O acompanhamento do que ocorre na Ancine se torna difícil até mesmo para quem nela trabalha, tanto pela ausência de diálogo com os servidores, quanto pela falta de transparência, com sigilo generalizado dos processos administrativos e descumprimento reiterado da Lei de Acesso à Informação. Não se pode sequer contar com a instância recursal: em 2022, por exemplo, a Diretoria Colegiada negou por unanimidade todos os recurso de pedidos de acesso à informação, e em 2021 a situação foi quase idêntica.

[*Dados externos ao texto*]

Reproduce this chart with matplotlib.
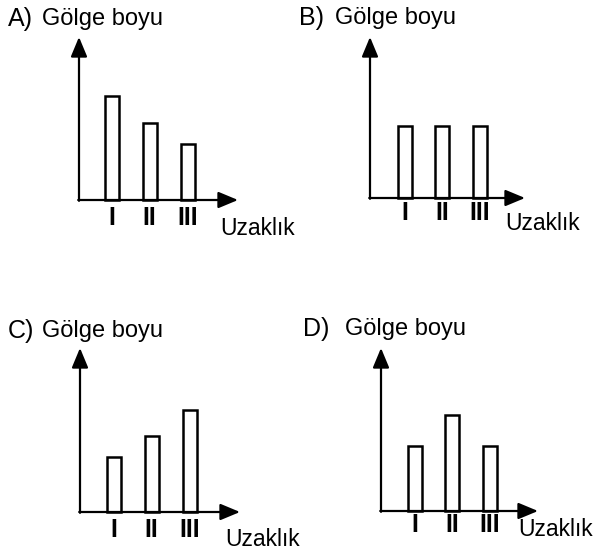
import matplotlib
matplotlib.use("Agg")
import matplotlib.pyplot as plt
import matplotlib.transforms as mtransforms

plt.rcParams['font.family'] = ['Liberation Sans', 'DejaVu Sans']

# data: shadow length (arbitrary units) for distances I, II, III
letters = ["A)", "B)", "C)", "D)"]
categories = ["I", "II", "III"]
heights_a = [104, 77, 56]
heights_b = [72, 72, 72]
heights_c = [55, 76, 102]
heights_d = [65, 96, 65]
ylabel = "Gölge boyu"
xlabel = "Uzaklık"

W, H = 595, 552
fig = plt.figure(figsize=(W / 100, H / 100), dpi=100)

# layout in pixels: origin x, origin y, arrow tip x, arrow tip y, first bar centre, spacing,
# numeral offset, letter x, title x, title y, xlabel x, xlabel y
panels = [
    (heights_a, 79, 200, 238, 37, 112, 37.75, 18, 8, 42, 19, 220, 228),
    (heights_b, 370, 198, 525, 37, 404.5, 37.5, 15, 299, 335, 18, 505, 223),
    (heights_c, 80, 512, 240, 348, 114, 37.75, 18, 8, 42, 331, 225, 540),
    (heights_d, 381, 511, 538, 348, 415, 37.5, 14, 303, 345, 329, 518, 529),
]

for letter, p in zip(letters, panels):
    (vals, ox, oy, xt, yt, c1, sp, noff, lx, tx, ty, ux, uy) = p
    ax = fig.add_axes([ox / W, 1 - oy / H, (xt - ox) / W, (oy - yt) / H])
    x0 = 1 - (c1 - ox) / sp
    ax.set_xlim(x0, x0 + (xt - ox) / sp)
    ax.set_ylim(0, oy - yt)
    ax.set_axis_off()
    pos = [1, 2, 3]
    ax.bar(pos, vals, width=14 / sp, facecolor='white', edgecolor='black',
           linewidth=1.8, clip_on=False, zorder=2)
    arrow = dict(arrowstyle='-|>,head_length=0.6,head_width=0.25', mutation_scale=20,
                 lw=1.6, color='black', shrinkA=0, shrinkB=0)
    ax.annotate("", xy=(0, 1), xytext=(0, -0.005), xycoords='axes fraction', arrowprops=arrow)
    ax.annotate("", xy=(1, 0), xytext=(-0.005, 0), xycoords='axes fraction', arrowprops=arrow)
    trans = mtransforms.blended_transform_factory(ax.transData, ax.transAxes)
    for x, c in zip(pos, categories):
        ax.text(x, -noff / (oy - yt), c, transform=trans, ha='center', va='center',
                fontsize=18, fontweight='bold')
    fig.text(lx / W, 1 - ty / H, letter, ha='left', va='center', fontsize=18)
    fig.text(tx / W, 1 - ty / H, ylabel, ha='left', va='center', fontsize=17)
    fig.text(ux / W, 1 - uy / H, xlabel, ha='left', va='center', fontsize=16.5)

fig.savefig("out.png", dpi=100, facecolor='white')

E assim os programas de fomento vão minguando, as fontes dos recursos secando, o papel regulatório da agência diminuindo, a fiscalização se tornando mais difícil, e o assédio institucional se normalizando. Nós, servidores, temos tentado resistir em condições extremamente adversas, em que servidores têm sido sumariamente desligados do Programa de Gestão sem qualquer fundamentação legal ou normativa. Até mesmo o Programa de Qualidade de Vida, voltado à saúde física e mental dos servidores, ganhou caráter punitivo e excludente. É preciso, mais do que nunca, união e mobilização de servidores da cultura e agências reguladoras, profissionais da indústria audiovisual e sociedade civil para lutar contra o fim da Condecine, contra o fim das políticas de cotas para a TV paga e salas de cinema, por uma regulação efetiva do mercado de VoD, pelo fortalecimento do FSA e por uma política cultural eficiente, inclusiva, diversa e democrática. Tudo isso passa também pela valorização do serviço público e fortalecimento das agências reguladoras, que precisará ser uma das grandes tarefas do próximo governo.